Now I think it’s about showing up when everything in you wants to hide.

I mean, look at the people God worked with. The Bible is full of examples.
They weren’t superheroes of holiness.
They were just… people.
Abraham took off without a map. Sarah laughed at God.
Noah built a boat nowhere near water. Rahab’s past wasn’t exactly Sunday-school material.
None of them were “enough.” And somehow, that’s exactly who God picked — the same ones we now call heroes of faith.

Which makes me wonder — maybe the whole point isn’t to be impressive.
Maybe it’s just to be available.

There’s a strange freedom in realizing God doesn’t need my résumé.
He’s not scrolling through my life thinking, “Hmm, she’d be more useful if she volunteered more, had more followers, or had her life more together.”

If anything, He seems to specialize in using people mid-mess.
While they’re doubting.
While they’re tired.
While they’re halfway convinced they’re doing everything wrong.

Because that’s when there’s room for Him to work.

“But He said to me, ‘My grace is sufficient for you, for my power is made perfect in weakness.’
Therefore I will boast all the more gladly about my weaknesses, so that Christ’s power may rest on me.”
— 2 Corinthians 12:9

I forget that sometimes.
I think I have to hold it all together so He doesn’t regret picking me.
But maybe faith looks more like unclenching my fists than trying harder.

Some days I do believe that.
Other days, I scroll through social media and immediately lose it.

It’s like watching everyone else run marathons while I’m still tying my shoes.
Someone else is on a mission trip. Others having a great career changing the world.
And I’m over here asking God for the strength to not snap at the person who just cut in line.

But then I remember: God never said “Do great things.”
He said, “Be still.”
“Follow Me.”
“Come.”

That’s it.
No applause. No performance.
Just presence.

I used to want a clear calling, something glamorous or obvious.
Now I think faith might look like listening more than I speak.
Answering emails with grace.
Choosing not to spiral when things don’t go as planned.

Because faith isn’t always fire and thunder.
Sometimes it’s just showing up — weary, doubtful, coffee in hand — and saying, “Okay God, I’m here.”

The Bible shows over and over how God chooses foolish and weak people.

He uses people who forget, who fall apart, who laugh at the wrong time, who need grace for breakfast.

People like me.

If that’s you too, you’re in good company.

So when that voice says, “You’re not enough,”
maybe you don’t need to argue with it.
Maybe you just say, “You’re right. But He is.”

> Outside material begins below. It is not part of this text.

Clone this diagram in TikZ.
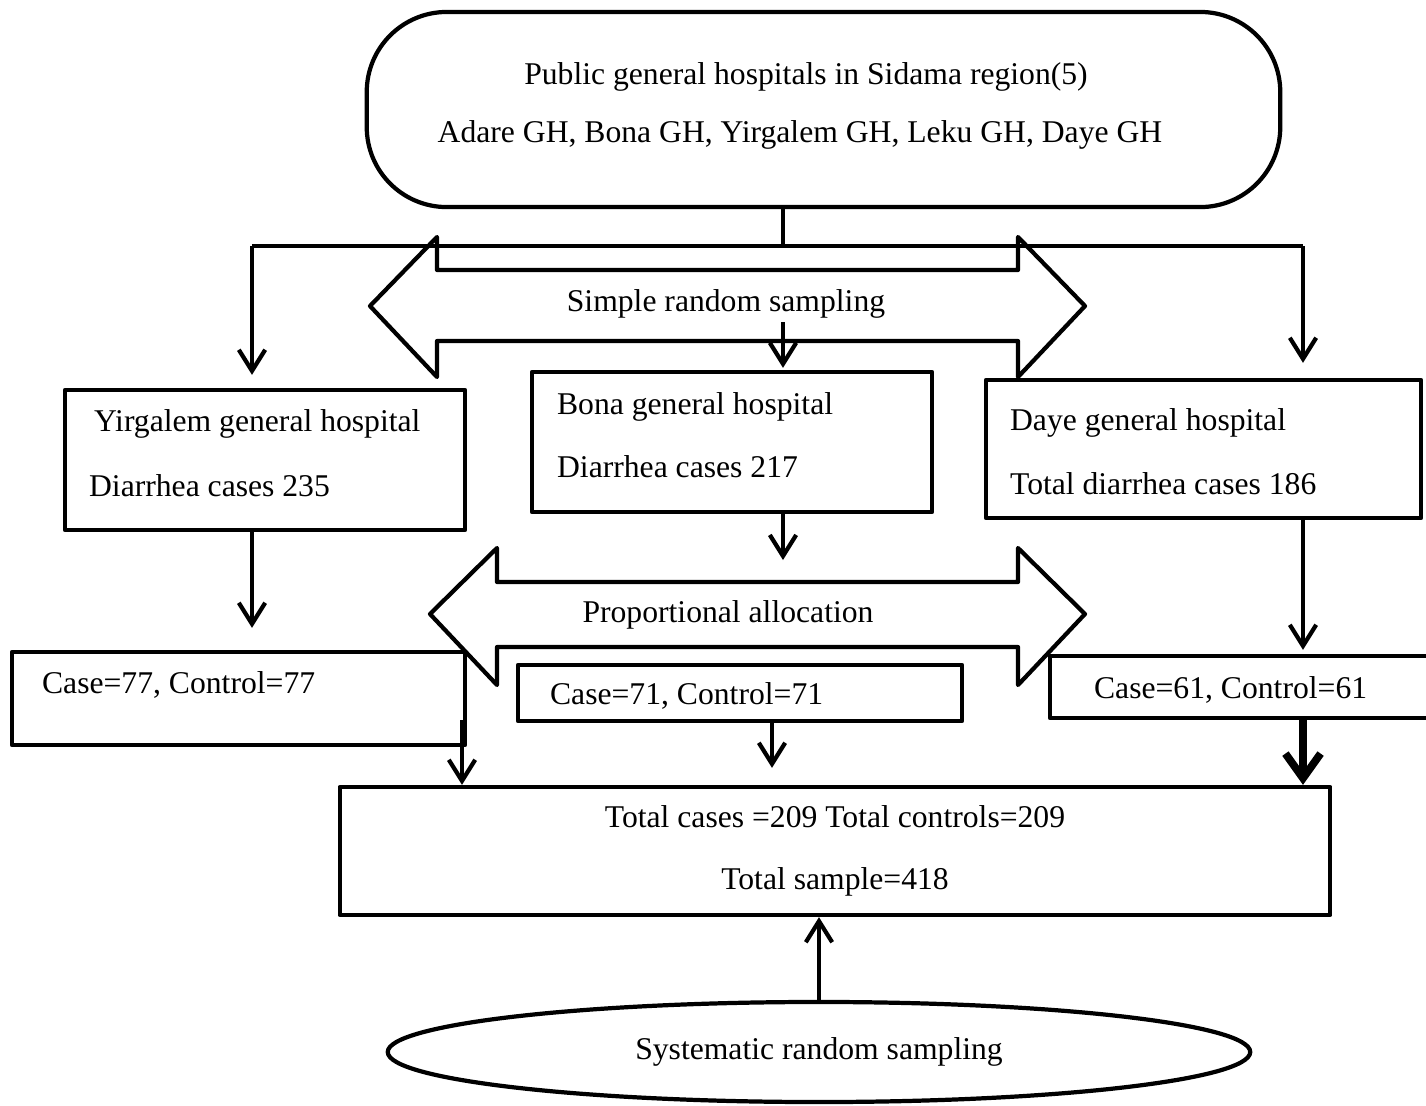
\documentclass[tikz,border=0pt]{standalone}
\usepackage{fontspec}
\setmainfont{Liberation Serif}
\usetikzlibrary{arrows.meta,positioning,calc,shapes.geometric}

\tikzset{
  box/.style={draw, rectangle, inner sep=0pt},
  txt/.style={font=\fontsize{9}{17.6}\selectfont, inner sep=0pt},
  flow/.style={->, >={Straight Barb[length=6pt,width=7.5pt]}},
}

\begin{document}
\begin{tikzpicture}[x=0.01cm, y=-0.01cm, line width=1.2pt, line join=round]
\useasboundingbox (0,0) rectangle (1426,1105);

% Hospitals
\node[box, rounded corners=0.8cm, minimum width=9.13cm, minimum height=1.95cm] (H) at (823.5,109.5) {};
\node[txt] (h1) at (806,77) {Public general hospitals in Sidama region(5)};
\node[txt] (h2) at (800,135) {Adare GH, Bona GH, Yirgalem GH, Leku GH, Daye GH};

\node[box, minimum width=4cm, minimum height=1.4cm] (Y) at (265,460) {};
\node[box, minimum width=4cm, minimum height=1.4cm] (B) at (732,442) {};
\node[box, minimum width=4.35cm, minimum height=1.38cm] (D) at (1203.5,449) {};
\node[txt, anchor=west] (y1) at (92,424) {Yirgalem general hospital};
\node[txt, anchor=west] (y2) at (87,486) {Diarrhea cases 235};
\node[txt, anchor=west] (b1) at (555,407) {Bona general hospital};
\node[txt, anchor=west] (b2) at (555,467) {Diarrhea cases 217};
\node[txt, anchor=west] (d1) at (1008,423) {Daye general hospital};
\node[txt, anchor=west] (d2) at (1008,484) {Total diarrhea cases 186};

% Cases and controls
\node[box, minimum width=4.53cm, minimum height=0.93cm] (C1) at (238.5,698.5) {};
\node[box, minimum width=4.44cm, minimum height=0.56cm] (C2) at (740,693) {};
\node[box, minimum width=3.82cm, minimum height=0.62cm] (C3) at (1241,687) {};
\node[txt, anchor=west] (k1) at (40,685) {Case=77, Control=77};
\node[txt, anchor=west] (k2) at (548,696) {Case=71, Control=71};
\node[txt, anchor=west] (k3) at (1092,690) {Case=61, Control=61};

\node[box, txt, align=center, minimum width=9.9cm, minimum height=1.28cm] (T) at (835,851)
  {Total cases =209 Total controls=209\\Total sample=418};
\node[draw, ellipse, txt, minimum width=8.62cm, minimum height=1cm] (E) at (819,1052)
  {Systematic random sampling};

% Sampling arrows
\draw (370,306) -- (437,237) -- (437,270) -- (1018,270) -- (1018,237) -- (1085,306)
  -- (1018,377) -- (1018,341) -- (437,341) -- (437,377) -- cycle;
\node[txt] (srs) at (726,304) {Simple random sampling};
\draw (430,614) -- (497,548) -- (497,582) -- (1018,582) -- (1018,548) -- (1085,614)
  -- (1018,685) -- (1018,647) -- (497,647) -- (497,685) -- cycle;
\node[txt] (pa) at (728,615) {Proportional allocation};

% Connectors
\coordinate (J) at (783,246);
\coordinate (L) at (252,246);
\coordinate (R) at (1303,246);
\coordinate (s1) at (783,322);
\coordinate (p1) at (783,560);
\coordinate (c1) at (462,720);
\coordinate (c2) at (772,721);
\draw (H.south -| J) -- (J);
\draw (L) -- (R);
\draw[flow, shorten >=0.13cm] (L) -- (Y.north -| L);
\draw[flow, shorten >=0.15cm] (R) -- (D.north -| R);
\draw[flow, shorten >=0.02cm] (s1) -- (B.north -| s1);
\draw[flow, shorten >=0.22cm] (Y.south -| L) -- (C1.north -| L);
\draw[flow] (B.south -| s1) -- (p1);
\draw[flow, shorten >=0.04cm] (D.south -| R) -- (C3.north -| R);
\draw[flow] (c1) -- (T.north -| c1);
\draw[flow, shorten >=0.17cm] (c2) -- (T.north -| c2);
\draw[->, line width=2.2pt, >={Straight Barb[length=7pt,width=10pt]}] (C3.south -| R) -- (T.north -| R);
\draw[flow] (E.north) -- (T.south -| E.north);
\end{tikzpicture}
\end{document}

There’s something strangely beautiful about that, isn’t there?
The Creator of everything — galaxies, oceans, mountains — looks at my messy, overthinking heart and says, “You. I want you.”

And He doesn’t flinch.
He doesn’t wait for me to improve.

He invites us — as we are — into His perfect plan.
Not because He needs us, but because He loves us.
He invites us into a story where weakness isn’t failure — it’s the space grace fills.
Where “not enough” turns into “just right for what I’m doing.”

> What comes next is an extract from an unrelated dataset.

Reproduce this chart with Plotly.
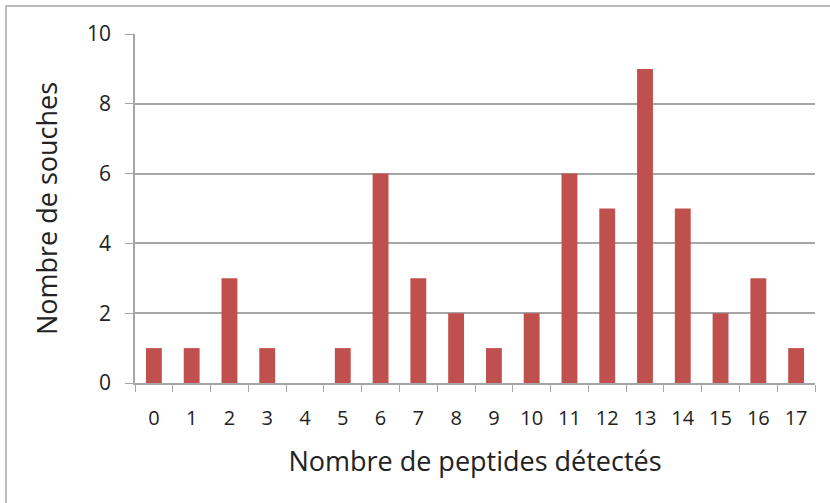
import plotly.graph_objects as go

categories = [str(i) for i in range(18)]
values = [1, 1, 3, 1, 0, 1, 6, 3, 2, 1, 2, 6, 5, 9, 5, 2, 3, 1]
y_ticks = [0, 2, 4, 6, 8, 10]

W, H = 830, 503
L, R, T, B = 135, 15, 34, 120
pw, ph = W - L - R, H - T - B

fig = go.Figure(go.Bar(x=categories, y=values, marker=dict(color="#C0504D", line=dict(width=0)),
                       width=0.42))

font = "Open Sans, Liberation Sans, sans-serif"
fig.update_layout(
    width=W, height=H,
    margin=dict(l=L, r=R, t=T, b=B, autoexpand=False),
    paper_bgcolor="white", plot_bgcolor="white",
    showlegend=False,
    font=dict(family=font, color="#222222"),
    xaxis=dict(
        type="category", range=[-0.5, 17.5], automargin=False,
        showline=True, linecolor="#A6A6A6", linewidth=1.5,
        ticks="outside", ticklen=7, tickcolor="#A6A6A6", tickson="boundaries",
        tickfont=dict(size=20), showgrid=False, ticklabelstandoff=16,
        title=dict(text="Nombre de peptides détectés", font=dict(size=27), standoff=22),
    ),
    yaxis=dict(
        range=[0, 10], tickvals=y_ticks, automargin=False,
        showline=True, linecolor="#A6A6A6", linewidth=1.5,
        ticks="outside", ticklen=8, tickcolor="#A6A6A6",
        showgrid=True, gridcolor="#A6A6A6", gridwidth=1.5,
        tickfont=dict(size=21), zeroline=False, ticklabelstandoff=10,
        title=dict(text="Nombre de souches", font=dict(size=27), standoff=22),
    ),
)

x0 = (6 - L) / pw
x1 = (835 - L) / pw
y1 = (H - B - 6) / ph
y0 = (H - B - 510) / ph
fig.add_shape(type="rect", xref="paper", yref="paper", x0=x0, x1=x1, y0=y0, y1=y1,
              line=dict(color="#A6A6A6", width=1.5), layer="above")

fig.write_html("out.html", config={"displayModeBar": False},
               post_script="document.body.style.margin='0px';")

I don’t know where you’re at today.
Maybe you’re doubting, drifting, or holding on by a thread.
Maybe you’re tired of trying to earn love you already have.

Just know this:
You’re not too late.
You’re not too ordinary.
You’re not too anything.

God’s not looking for the most qualified.
He’s looking for the most willing.

And when you ask, “Why me, God?”
I think He smiles and says, “Why not?”

Maybe “enough” was never the goal.
Maybe it’s just learning to live loved — right in the middle of your cracks and chaos.

Because that’s where grace does its best work.